By Colleen Jenkins
(Reuters) - Two Virginia Tech students plotted to kill a 13-year-old girl, buying a shovel and loading her body into the trunk of a Lexus before dumping it in a remote location, a prosecutor said on Thursday, according to media reports.
The details emerged during a bail hearing for one of the students jailed in the death of Nicole Lovell of Blacksburg, Virginia, the town where the university is located.
Natalie Keepers, 19, is charged with being an accessory before and after the fact of the murder, as well as with concealing a dead body. David Eisenhauer, 18, a fellow first-year engineering student, is charged with murder and abduction.
A judge denied bond for Keepers at the hearing in Christiansburg, Virginia, a court official confirmed.
Prosecutor Mary Pettitt said the students planned for Eisenhauer to lure Lovell from her home on the promise of a date before taking her to a selected site to cut her throat, the Roanoke Times newspaper reported.
Pettitt did not give a motive, the paper reported, but said Keepers expressed she "was excited to be a part of something secret and special with Eisenhauer."
Keepers maintained she was not present for the killing but told police she helped Eisenhauer load Lovell's body into the trunk of his Lexus, the prosecutor said, according to the newspaper.

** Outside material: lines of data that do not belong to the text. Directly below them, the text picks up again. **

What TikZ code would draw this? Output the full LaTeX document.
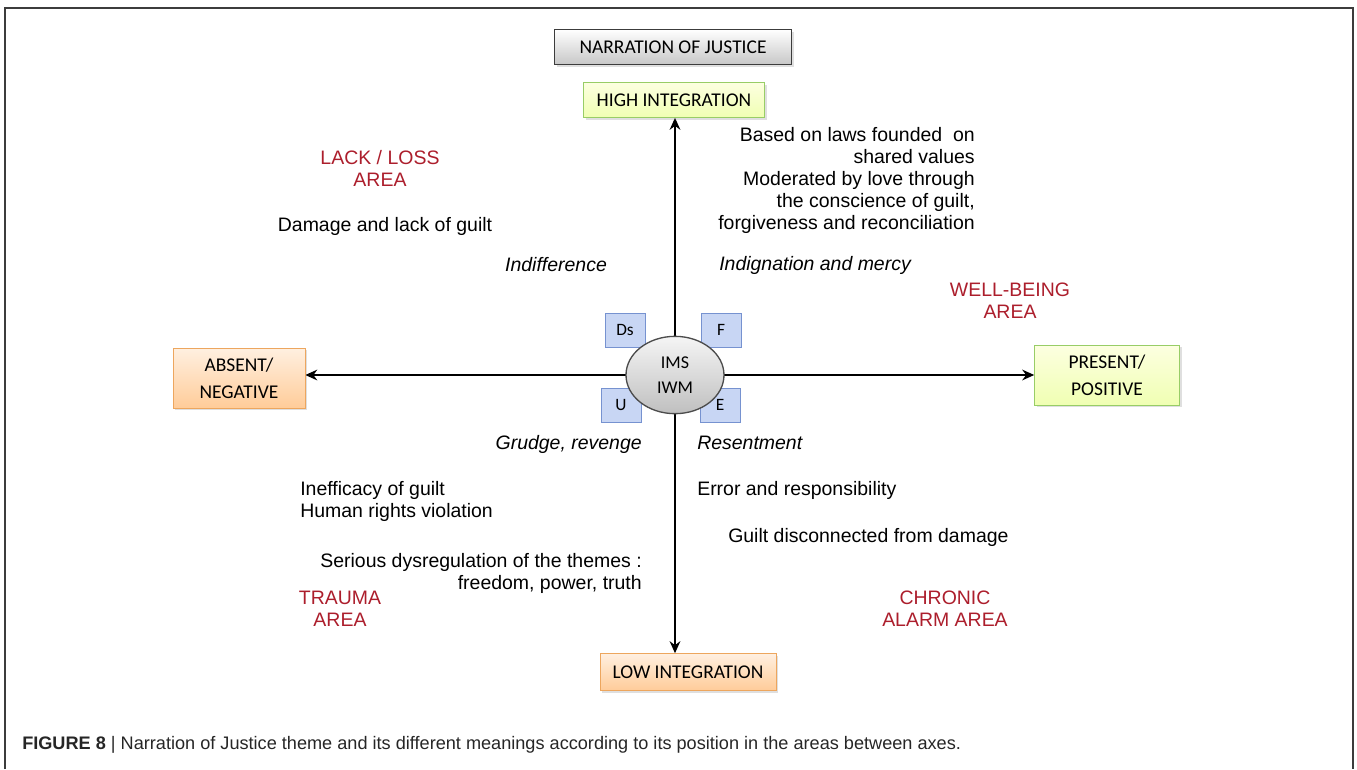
\documentclass[tikz,border=0pt]{standalone}
\usepackage{fontspec}
\setmainfont{Liberation Sans}
\newfontfamily\boxfont{Carlito}
\usepackage{tikz}
\usetikzlibrary{positioning,arrows.meta,shapes.geometric,backgrounds,shadows}
\definecolor{areared}{RGB}{172,30,44}
\definecolor{framegray}{RGB}{60,60,60}
\definecolor{smallfill}{RGB}{200,214,244}
\definecolor{smalldraw}{RGB}{118,146,208}

\begin{document}
\begin{tikzpicture}[x=0.75pt,y=-0.75pt,>=Stealth,
  note/.style={font=\fontsize{14.6}{16.5}\selectfont,inner sep=0pt},
  itnote/.style={note,font=\fontsize{14.6}{16.5}\selectfont\itshape},
  areatext/.style={note,text=areared,align=center},
  axisbox/.style={draw,rectangle,font=\boxfont\fontsize{14.6}{20}\selectfont,align=center,inner sep=2pt,
    drop shadow={opacity=0.25,shadow xshift=1.5pt,shadow yshift=-1.5pt}},
  graybox/.style={axisbox,draw=framegray,line width=1pt,top color=white,bottom color=black!22},
  greenbox/.style={axisbox,draw=green!35!olive!60,top color=green!8!yellow!12,bottom color=green!20!yellow!30},
  orangebox/.style={axisbox,draw=orange!60!brown!70,top color=orange!12,bottom color=orange!40},
  smallbox/.style={draw=smalldraw,fill=smallfill,rectangle,minimum width=30pt,minimum height=25.5pt,
    font=\boxfont\fontsize{13}{15}\selectfont,inner sep=1pt},
  axis/.style={->,line width=1.9pt,-{Stealth[length=9pt,width=8pt]}}]
\useasboundingbox (0,0) rectangle (1357,769);
% frame round the figure
\draw[framegray,line width=1.5pt] (5,769) |- (1353,8) -- (1353,769);
% ---------------- axis ends ----------------
\node[graybox,minimum width=177.75pt,minimum height=26.25pt] (narration) at (673,47) {NARRATION OF JUSTICE};
\node[greenbox,minimum width=135.75pt,minimum height=26.25pt] (highint) at (674,100) {HIGH INTEGRATION};
\node[orangebox,minimum width=132pt,minimum height=27.75pt] (lowint) at (688,672) {LOW INTEGRATION};
\node[orangebox,minimum width=99pt,minimum height=45pt] (absent) at (239,378) {ABSENT/\\NEGATIVE};
\node[greenbox,minimum width=108.75pt,minimum height=45pt] (present) at (1107,375) {PRESENT/\\POSITIVE};
% ---------------- centre ----------------
\node[smallbox] (ds) at (625,330) {Ds};
\node[smallbox] (f) at (721,330) {F};
\node[smallbox] (u) at (621,405) {U};
\node[smallbox] (e) at (720,405) {E};
\node[ellipse,draw=black!70,line width=1pt,top color=black!4,bottom color=black!25,minimum width=73.5pt,minimum height=58pt,
  inner sep=0pt,align=center,font=\boxfont\fontsize{13.5}{19}\selectfont] (core) at (675,375) {IMS\\IWM};
\begin{scope}[on background layer]
  \draw[axis] (core.center) -- (highint.south -| core);
  \draw[axis] (core.center) -- (lowint.north -| core);
  \draw[axis] (core.center) -- (core -| absent.east);
  \draw[axis] (core.center) -- (core -| present.west);
\end{scope}
% ---------------- areas ----------------
\node[areatext] (lack) at (380,168) {LACK / LOSS\\AREA};
\node[areatext] (well) at (1010,301) {WELL-BEING\\AREA};
\node[areatext] (trauma) at (340,609) {TRAUMA\\AREA};
\node[areatext] (chronic) at (945,609) {CHRONIC\\ALARM AREA};
% ---------------- meanings ----------------
\node[note] (damage) at (385,226) {Damage and lack of guilt};
\node[itnote] (indiff) at (556,265) {Indifference};
\node[note,anchor=east,align=right] (laws) at (975,180) {Based on laws founded\ \ on\\shared values\\Moderated by love through\\the conscience of guilt,\\forgiveness and reconciliation};
\node[itnote,anchor=west] (indign) at (719,265) {Indignation and mercy};
\node[itnote,anchor=east] (grudge) at (642,444) {Grudge, revenge};
\node[note,anchor=west,align=left] (ineff) at (300,501) {Inefficacy of guilt\\Human rights violation};
\node[note,anchor=east,align=right] (serious) at (642,573) {Serious dysregulation of the themes :\\freedom, power, truth};
\node[itnote,anchor=west] (resent) at (697,443) {Resentment};
\node[note,anchor=west] (error) at (697,490) {Error and responsibility};
\node[note,anchor=west] (disconn) at (728,537) {Guilt disconnected from damage};
% caption
\node[anchor=west,inner sep=0pt,font=\fontsize{13.6}{16}\selectfont,text=black!85] (caption) at (22,745)
  {\textbf{FIGURE 8} | Narration of Justice theme and its different meanings according to its position in the areas between axes.};
\end{tikzpicture}
\end{document}
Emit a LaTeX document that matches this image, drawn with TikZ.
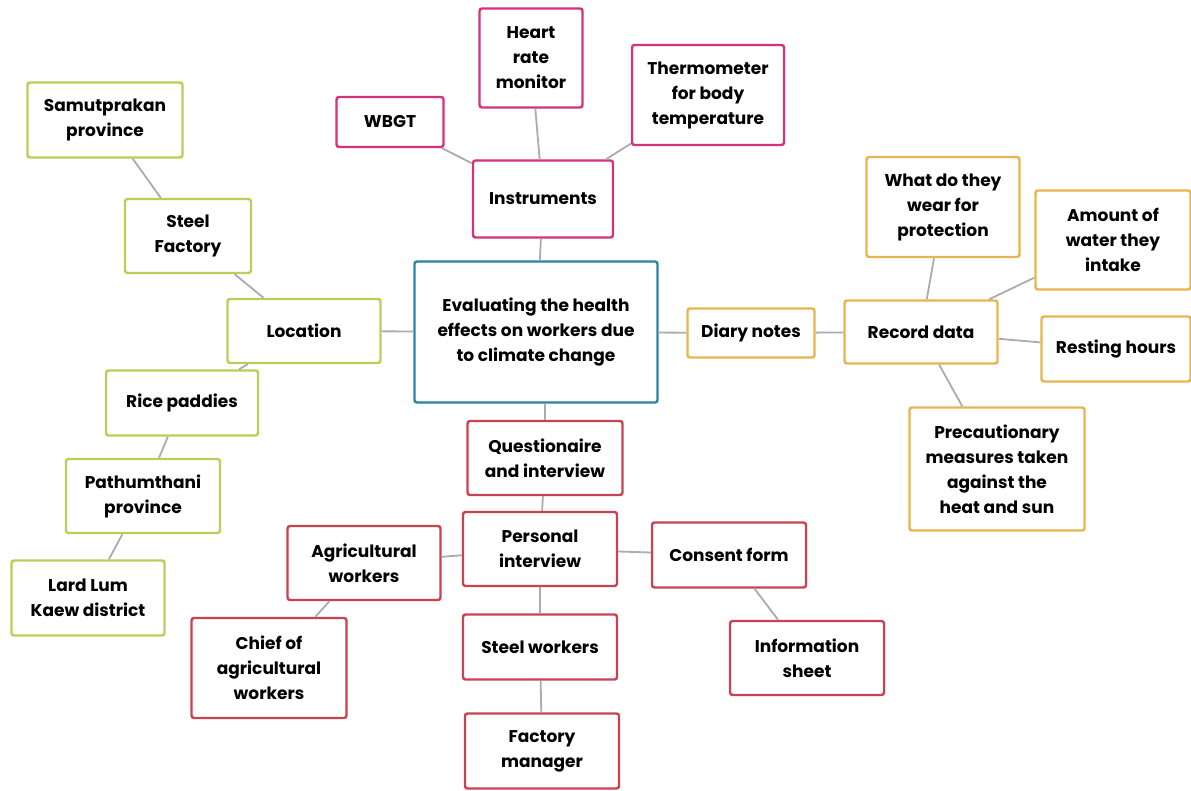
\documentclass[tikz,border=0pt]{standalone}
\usepackage{fontspec}
\setmainfont{Poppins}
\begin{document}
\begin{tikzpicture}[x=1pt,y=-1pt,
  bx/.style n args={3}{draw=#1, line width=2.4pt, rounded corners=2.5pt, fill=white,
     minimum width=#2, minimum height=#3, align=center, inner sep=2pt,
     font=\fontsize{17}{25}\selectfont\bfseries, text=black},
  gb/.style 2 args={bx={cgreen}{#1}{#2}},
  mb/.style 2 args={bx={cmag}{#1}{#2}},
  ob/.style 2 args={bx={corange}{#1}{#2}},
  rb/.style 2 args={bx={cred}{#1}{#2}},
  link/.style={draw=clink, line width=1.8pt}]
\definecolor{cgreen}{RGB}{186,206,90}
\definecolor{cmag}{RGB}{212,50,122}
\definecolor{cblue}{RGB}{44,130,166}
\definecolor{corange}{RGB}{232,180,80}
\definecolor{cred}{RGB}{200,66,82}
\definecolor{clink}{RGB}{172,172,176}
\useasboundingbox (0,0) rectangle (1191,791);
\fill[white] (0,0) rectangle (1191,791);
% centre
\node[bx={cblue}{243pt}{141pt}] (c) at (536,332) {Evaluating the health\\effects on workers due\\to climate change};
% green
\node[gb={155pt}{75pt}] (samut) at (105,120) {Samutprakan\\province};
\node[gb={126pt}{74pt}] (steelf) at (188,236) {Steel\\Factory};
\node[gb={153pt}{64pt}] (loc) at (304,331) {Location};
\node[gb={152pt}{65pt}] (rice) at (182,403) {Rice paddies};
\node[gb={154pt}{74pt}] (path) at (143,496) {Pathumthani\\province};
\node[gb={153pt}{75pt}] (lard) at (88,598) {Lard Lum\\Kaew district};
% magenta
\node[mb={107pt}{50pt}] (wbgt) at (390,122) {WBGT};
\node[mb={103pt}{99pt}] (heart) at (531,58) {Heart\\rate\\monitor};
\node[mb={152pt}{100pt}] (thermo) at (708,95) {Thermometer\\for body\\temperature};
\node[mb={140pt}{77pt}] (instr) at (543,199) {Instruments};
% orange
\node[ob={127pt}{49pt}] (diary) at (751,333) {Diary notes};
\node[ob={153pt}{63pt}] (rec) at (921,332) {Record data};
\node[ob={153pt}{100pt}] (wear) at (943,207) {What do they\\wear for\\protection};
\node[ob={155pt}{99pt}] (water) at (1113,240) {Amount of\\water they\\intake};
\node[ob={149pt}{65pt}] (rest) at (1116,349) {Resting hours};
\node[ob={175pt}{123pt}] (prec) at (997,469) {Precautionary\\measures taken\\against the\\heat and sun};
% red
\node[rb={155pt}{74pt}] (quest) at (545,458) {Questionaire\\and interview};
\node[rb={154pt}{74pt}] (pers) at (540,549) {Personal\\interview};
\node[rb={153pt}{74pt}] (agri) at (364,563) {Agricultural\\workers};
\node[rb={154pt}{65pt}] (cons) at (729,555) {Consent form};
\node[rb={155pt}{100pt}] (chief) at (269,668) {Chief of\\agricultural\\workers};
\node[rb={154pt}{65pt}] (steelw) at (540,647) {Steel workers};
\node[rb={154pt}{74pt}] (info) at (807,658) {Information\\sheet};
\node[rb={154pt}{75pt}] (fact) at (542,751) {Factory\\manager};
% links
\draw[link] (samut) -- (steelf);
\draw[link] (steelf) -- (loc);
\draw[link] (loc) -- (rice);
\draw[link] (rice) -- (path);
\draw[link] (path) -- (lard);
\draw[link] (loc) -- (c);
\draw[link] (c) -- (instr);
\draw[link] (wbgt) -- (instr);
\draw[link] (heart) -- (instr);
\draw[link] (thermo) -- (instr);
\draw[link] (c) -- (diary);
\draw[link] (diary) -- (rec);
\draw[link] (rec) -- (wear);
\draw[link] (rec) -- (water);
\draw[link] (rec) -- (rest);
\draw[link] (rec) -- (prec);
\draw[link] (c.south -| quest.north) -- (quest);
\draw[link] (quest) -- (pers);
\draw[link] (pers) -- (agri);
\draw[link] (pers) -- (cons);
\draw[link] (agri) -- (chief);
\draw[link] (pers) -- (steelw);
\draw[link] (steelw) -- (fact);
\draw[link] (cons) -- (info);
\end{tikzpicture}
\end{document}
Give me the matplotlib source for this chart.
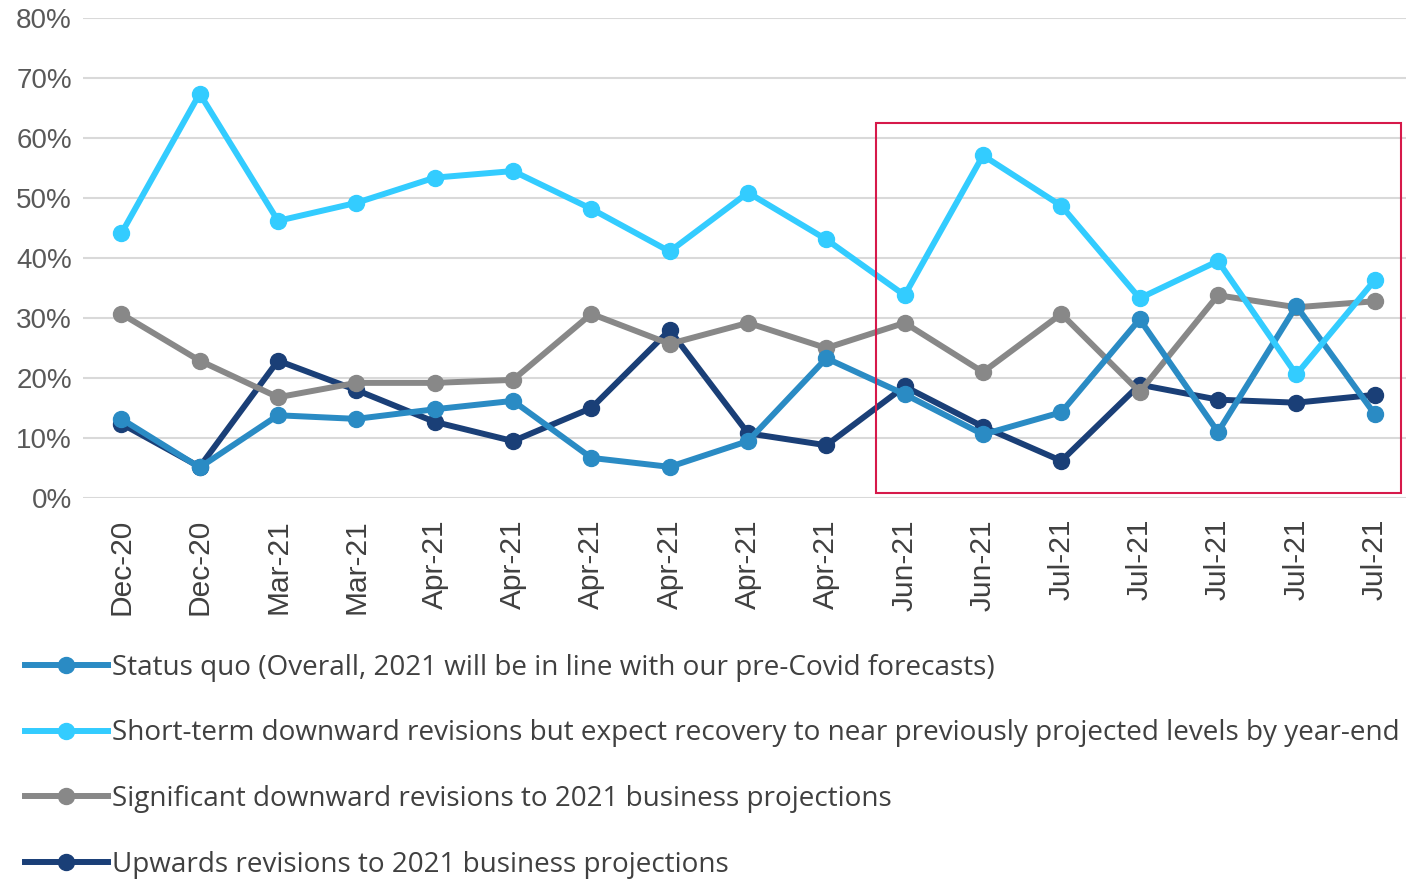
import matplotlib
matplotlib.use("Agg")
import matplotlib.pyplot as plt
from matplotlib.patches import Rectangle
from matplotlib.ticker import PercentFormatter

# categorias do eixo X (datas das pesquisas)
meses = ["Dec-20", "Dec-20", "Mar-21", "Mar-21", "Apr-21", "Apr-21", "Apr-21", "Apr-21",
         "Apr-21", "Apr-21", "Jun-21", "Jun-21", "Jul-21", "Jul-21", "Jul-21", "Jul-21", "Jul-21"]

# valores (%)
status_quo = [13.2, 5.1, 13.8, 13.2, 14.8, 16.2, 6.7, 5.2, 9.5, 23.3, 17.3, 10.6, 14.3, 29.8, 11.0, 32.0, 14.0]
curto_prazo = [44.1, 67.4, 46.2, 49.2, 53.4, 54.5, 48.2, 41.1, 50.9, 43.1, 33.8, 57.1, 48.7, 33.3, 39.5, 20.6, 36.3]
significativa = [30.7, 22.9, 16.8, 19.2, 19.2, 19.7, 30.7, 25.7, 29.2, 25.0, 29.2, 21.0, 30.7, 17.7, 33.8, 31.8, 32.8]
para_cima = [12.4, 5.2, 22.9, 18.0, 12.7, 9.5, 15.0, 28.0, 10.8, 8.8, 18.6, 11.9, 6.2, 18.9, 16.4, 15.9, 17.2]

legendas = [
    "Status quo (Overall, 2021 will be in line with our pre-Covid forecasts)",
    "Short-term downward revisions but expect recovery to near previously projected levels by year-end",
    "Significant downward revisions to 2021 business projections",
    "Upwards revisions to 2021 business projections",
]
cores = ["#2A8BC4", "#33CCFF", "#888888", "#1A3F77"]
ordem = [3, 4, 2, 1]

fig = plt.figure(figsize=(14.06, 8.8), dpi=100)
ax = fig.add_axes([0.059, 0.434, 0.941, 0.5455])

x = list(range(len(meses)))
series = [status_quo, curto_prazo, significativa, para_cima]
for valores, nome, cor, z in zip(series, legendas, cores, ordem):
    ax.plot(x, valores, color=cor, lw=4.3, marker="o", markersize=11.5, label=nome, zorder=z)

ax.set_ylim(0, 80)
ax.set_xlim(-0.49, 16.4)
ax.set_yticks(range(0, 81, 10))
ax.yaxis.set_major_formatter(PercentFormatter(decimals=0))
ax.set_xticks(x)
ax.set_xticklabels(meses, rotation=90, fontsize=21.5, color="#404040", family="Liberation Sans")
ax.tick_params(axis="y", labelsize=20, labelcolor="#595959", length=0, pad=8)
ax.tick_params(axis="x", length=0, pad=15)
for t in ax.get_yticklabels():
    t.set_family("Liberation Sans")
ax.grid(axis="y", color="#D9D9D9", lw=1.5)
ax.set_axisbelow(True)
for s in ax.spines.values():
    s.set_visible(False)

# caixa vermelha destacando os ultimos meses
ax.add_patch(Rectangle((9.64, 0.8), 6.69, 61.7, fill=False, ec="#D6194A", lw=1.5,
                       clip_on=False, zorder=5))

fig.legend(loc="upper left", bbox_to_anchor=(0.0075, 0.273), frameon=False,
           prop={"family": "Open Sans", "size": 20.1}, handlelength=3.0,
           handletextpad=0.15, labelspacing=1.35, borderpad=0, labelcolor="#404040")

fig.savefig("out.png", dpi=100)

Keepers testified she had been receiving counseling and taking medication for mental health issues, the paper said.
Pettitt could not be immediately reached for comment.
Police have said Eisenhauer took advantage of a prior connection with Lovell to abduct and kill her.
A neighbor whose daughters played with Lovell hours before her disappearance last week has told reporters Lovell had shared texts she exchanged through the smartphone messaging app Kik with an 18-year-old male she planned to meet.
Lovell is believed to have been stabbed to death on Jan. 27, the day she disappeared. Her body was found Saturday in a wooded area in North Carolina, about two hours from Blacksburg.
Kik Interactive spokesman Rod McLeod said the messaging service responded to emergency requests from the FBI and believed the information provided helped lead to the suspects' arrests.
Keepers and Eisenhauer could go to prison for life if convicted. Their arrests have shocked acquaintances.